Did y’all have problems with it, too?
July 13, 2016 — 7:04 pm
Heyyyyyy wait, that’s only eight! I was robbed, random internet article!
I know what you’re thinking: what is that there purty Satan bird with the wicked horns and where can I get me one of them? From the link, I guess it’s either an Appenzeller, Crevecoeur, Houdan, La Fleche or Sultan. Yeah, I dunno either.
Not obvious in the picture: the strawberry comb is more of a raspberry comb, with a deep indentation in the middle. Couldn’t help thinking about all the shit that would get in there and get infected and stuff.
Chickens have the best resting bitchfaces in the aminal kingdom, don’t they?
The Labour Party is descending into farce. Jeremy Corbyn is a bugfuck-crazy Marxist Bernie Sanders type. He won party leadership by a huge margin because the chirruns love him, but he’s electoral poison. The other Labour MP’s have tried in vain to kick him out of the nest, so they put his deputy up to run against him for leadership. In fact, they weren’t even going to put his name on the ballot at all, but they lost their nerve on that. The chirruns would kill them. They’re already throwing bricks through his challenger’s headquarters window.
I’d enjoy the hell out of this if the Tories weren’t such shit right now.
See? I’ll make you beg for chikken blogging!
July 12, 2016 — 9:40 pm
Ladies and gentlemen, our new Prime Minister. After a firehose of yellow journalism was turned on any competitors until they all dropped out, there will not even be a vote of the party faithful. She will be installed this week.

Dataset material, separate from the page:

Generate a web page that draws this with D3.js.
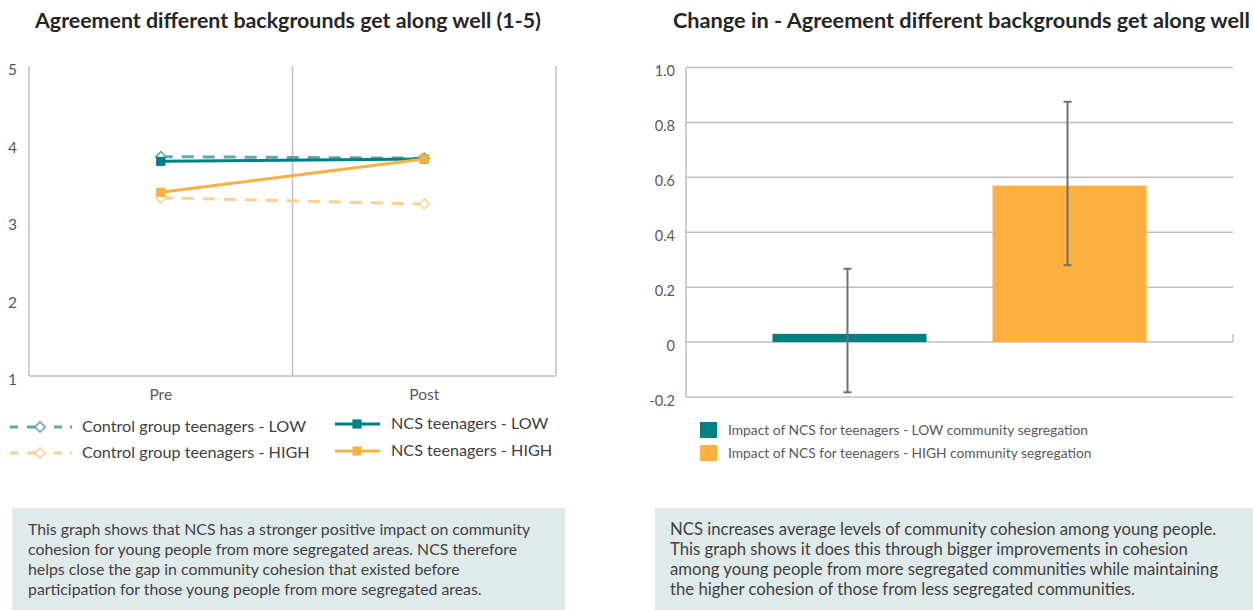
<!DOCTYPE html>
<html><head><meta charset="utf-8">
<script src="https://cdn.jsdelivr.net/npm/d3@7"></script>
<style>
body{margin:0;background:#fff;}
svg{display:block;font-family:Lato,"Noto Sans",sans-serif;}
</style></head>
<body><svg id="c" width="1253" height="610"></svg>
<script>
// ---- Data: left chart ----
const periods = ["Pre", "Post"];
const controlLow = [3.83, 3.81];
const ncsLow = [3.77, 3.80];
const ncsHigh = [3.37, 3.80];
const controlHigh = [3.30, 3.22];
const leftTicks = [1, 2, 3, 4, 5];
const leftSeriesNames = ["Control group teenagers - LOW", "NCS teenagers - LOW", "Control group teenagers - HIGH", "NCS teenagers - HIGH"];

// ---- Data: right chart ----
const impactNames = ["Impact of NCS for teenagers - LOW community segregation", "Impact of NCS for teenagers - HIGH community segregation"];
const impactValues = [0.03, 0.57];
const impactLower = [-0.183, 0.28];
const impactUpper = [0.267, 0.875];
const rightTicks = [-0.2, 0, 0.2, 0.4, 0.6, 0.8, 1.0];
const rightTickLabels = ["-0.2", "0", "0.2", "0.4", "0.6", "0.8", "1.0"];

const noteLeft = ["This graph shows that NCS has a stronger positive impact on community",
  "cohesion for young people from more segregated areas. NCS therefore",
  "helps close the gap in community cohesion that existed before",
  "participation for those young people from more segregated areas."];
const noteRight = ["NCS increases average levels of community cohesion among young people.",
  "This graph shows it does this through bigger improvements in cohesion",
  "among young people from more segregated communities while maintaining",
  "the higher cohesion of those from less segregated communities."];

const TEAL = "#008080", ORANGE = "#FBB040", TEAL_L = "#62A7A7", ORANGE_L = "#FDD08E";
const GRID = "#BFBFBF", TXT = "#595959", DARK = "#262626";

const svg = d3.select("#c");

function fitText(sel, target){
  const n = sel.node(); const w = n.getComputedTextLength();
  const fs = parseFloat(sel.attr("font-size"));
  const nf = fs * target / w;
  sel.attr("font-size", nf.toFixed(2));
  return nf;
}

// ================= LEFT CHART =================
const L = {x0: 29, x1: 556, y0: 66, y1: 376};
const xL = d3.scaleBand().domain(periods).range([L.x0, L.x1]);
const yL = d3.scaleLinear().domain([1, 5]).range([L.y1, L.y0]);

const gl = svg.append("g");
fitText(gl.append("text").attr("x", 35).attr("y", 28).attr("font-size", 18).attr("font-weight", "bold")
  .attr("fill", DARK).text("Agreement different backgrounds get along well (1-5)"), 506);

const bounds = [L.x0, xL("Post"), L.x1];
gl.selectAll("line.v").data(bounds).join("line")
  .attr("x1", d => d).attr("x2", d => d).attr("y1", L.y0).attr("y2", L.y1)
  .attr("stroke", GRID).attr("stroke-width", 1.5);
gl.append("line").attr("x1", L.x0).attr("x2", L.x1).attr("y1", L.y1).attr("y2", L.y1)
  .attr("stroke", GRID).attr("stroke-width", 1.5);

const yAxL = gl.append("g").attr("transform", `translate(${L.x0 - 12},0)`)
  .call(d3.axisLeft(yL).tickValues(leftTicks).tickSize(0).tickPadding(0).tickFormat(d3.format("d")));
yAxL.select(".domain").remove();
yAxL.selectAll("text").attr("font-size", 15.5).attr("fill", TXT).attr("font-family", "Lato, sans-serif").attr("dy", "0.55em");

const xAxL = gl.append("g").attr("transform", `translate(0,${L.y1})`)
  .call(d3.axisBottom(xL).tickSize(0).tickPadding(13));
xAxL.select(".domain").remove();
xAxL.selectAll("text").attr("font-size", 15.5).attr("fill", TXT).attr("font-family", "Lato, sans-serif");

const cx = p => xL(p) + xL.bandwidth() / 2;
const lineGen = d3.line().x((d, i) => cx(periods[i])).y(d => yL(d));

const series = [
  {name: leftSeriesNames[0], vals: controlLow, color: TEAL_L, dash: "12,9", marker: "diamond"},
  {name: leftSeriesNames[2], vals: controlHigh, color: ORANGE_L, dash: "12,9", marker: "diamond"},
  {name: leftSeriesNames[1], vals: ncsLow, color: TEAL, dash: null, marker: "square"},
  {name: leftSeriesNames[3], vals: ncsHigh, color: ORANGE, dash: null, marker: "square"}
];
const square = d3.symbol().type(d3.symbolSquare).size(85);

function drawMarker(g, type, color, x, y){
  if (type === "diamond"){
    g.append("path").attr("d", d3.symbol().type(d3.symbolSquare).size(52)())
      .attr("transform", `translate(${x},${y}) rotate(45)`)
      .attr("fill", "#fff").attr("stroke", color).attr("stroke-width", 1.5);
  } else {
    g.append("path").attr("d", square()).attr("transform", `translate(${x},${y})`).attr("fill", color);
  }
}

series.forEach(s => {
  gl.append("path").datum(s.vals).attr("d", lineGen).attr("fill", "none")
    .attr("stroke", s.color).attr("stroke-width", 3).attr("stroke-dasharray", s.dash);
  s.vals.forEach((v, i) => drawMarker(gl, s.marker, s.color, cx(periods[i]), yL(v)));
});

const legItems = [
  {s: series[0], x: 10, y: 427, tx: 82},
  {s: series[2], x: 335, y: 424, tx: 391},
  {s: series[1], x: 10, y: 453, tx: 82},
  {s: series[3], x: 335, y: 451, tx: 391}
];
legItems.forEach(it => {
  const s = it.s;
  if (s.marker === "diamond"){
    gl.append("line").attr("x1", it.x).attr("x2", it.x + 62).attr("y1", it.y).attr("y2", it.y)
      .attr("stroke", s.color).attr("stroke-width", 3).attr("stroke-dasharray", "8,9,9,0,9,9,8");
    drawMarker(gl, "diamond", s.color, it.x + 30, it.y);
  } else {
    gl.append("line").attr("x1", it.x).attr("x2", it.x + 45).attr("y1", it.y).attr("y2", it.y)
      .attr("stroke", s.color).attr("stroke-width", 3);
    drawMarker(gl, "square", s.color, it.x + 22, it.y);
  }
  gl.append("text").attr("x", it.tx).attr("y", it.y + 5).attr("font-size", 16.2).attr("fill", "#404040").text(s.name);
});

// ================= RIGHT CHART =================
const R = {x0: 686, x1: 1233};
const xR = d3.scaleBand().domain(impactNames).range([R.x0, R.x1]).paddingInner(0.3).paddingOuter(0.393);
const yR = d3.scaleLinear().domain([-0.2, 1.0]).range([397, 67.5]);
const gr = svg.append("g");

const rt = gr.append("text").attr("x", 673).attr("y", 28).attr("font-size", 18).attr("font-weight", "bold")
  .attr("fill", DARK).text("Change in - Agreement different backgrounds get along well");
fitText(rt, 577);

gr.selectAll("line.g").data(rightTicks).join("line")
  .attr("x1", R.x0).attr("x2", R.x1).attr("y1", d => yR(d)).attr("y2", d => yR(d))
  .attr("stroke", GRID).attr("stroke-width", 1.5);
gr.append("line").attr("x1", R.x0).attr("x2", R.x0).attr("y1", yR(1.0)).attr("y2", yR(-0.2))
  .attr("stroke", GRID).attr("stroke-width", 1.5);
gr.append("line").attr("x1", R.x1).attr("x2", R.x1).attr("y1", yR(0) - 8).attr("y2", yR(0))
  .attr("stroke", GRID).attr("stroke-width", 1.5);

const yAxR = gr.append("g").attr("transform", `translate(${R.x0 - 11},0)`)
  .call(d3.axisLeft(yR).tickValues(rightTicks).tickSize(0).tickPadding(0).tickFormat((d, i) => rightTickLabels[i]));
yAxR.select(".domain").remove();
yAxR.selectAll("text").attr("font-size", 14.5).attr("fill", TXT).attr("font-family", "Lato, sans-serif").attr("dy", "0.58em");

const barColors = [TEAL, ORANGE];
gr.selectAll("rect.b").data(impactValues).join("rect")
  .attr("x", (d, i) => xR(impactNames[i])).attr("width", xR.bandwidth())
  .attr("y", d => yR(Math.max(0, d))).attr("height", d => Math.abs(yR(d) - yR(0)))
  .attr("fill", (d, i) => barColors[i]);

impactNames.forEach((n, i) => {
  const x = xR(n) + xR.bandwidth() / 2 - 2;
  const g = gr.append("g").attr("stroke", "#707070").attr("stroke-width", 2);
  g.append("line").attr("x1", x).attr("x2", x).attr("y1", yR(impactUpper[i])).attr("y2", yR(impactLower[i]));
  [impactUpper[i], impactLower[i]].forEach(v => g.append("line").attr("x1", x - 4).attr("x2", x + 4).attr("y1", yR(v)).attr("y2", yR(v)));
});

impactNames.forEach((n, i) => {
  const y = 422 + i * 23;
  gr.append("rect").attr("x", 700).attr("y", y).attr("width", 17).attr("height", 16).attr("fill", barColors[i]);
  gr.append("text").attr("x", 728).attr("y", y + 13).attr("font-size", 13.8).attr("fill", TXT).text(n);
});

// ================= NOTE BOXES =================
function note(x, w, lines, tx, firstWidth){
  svg.append("rect").attr("x", x).attr("y", 508).attr("width", w).attr("height", 102).attr("fill", "#E1EAEB");
  const texts = lines.map((t, i) => svg.append("text").attr("x", tx).attr("y", 535 + i * 20).attr("font-size", 15.9).attr("fill", "#404040").text(t));
  const fs = fitText(texts[0], firstWidth);
  texts.forEach(t => t.attr("font-size", fs.toFixed(2)));
}
note(12, 553, noteLeft, 28, 502);
note(655, 598, noteRight, 670, 546);
</script></body></html>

By way of introduction, this is the woman who coined the term “the nasty party” for her own party — and it wasn’t a compliment. She often sounds more Labour than Tory. She speaks approvingly of taxes as “the price we pay to live in a civilized society” (like they don’t pay taxes in the world’s shit-holes). She’s been our Home Secretary for the past six years, and has made a reputation as an appeaser and squish.
In short, a dreadful choice.
And my bike is still busted. But my new video card is on the way!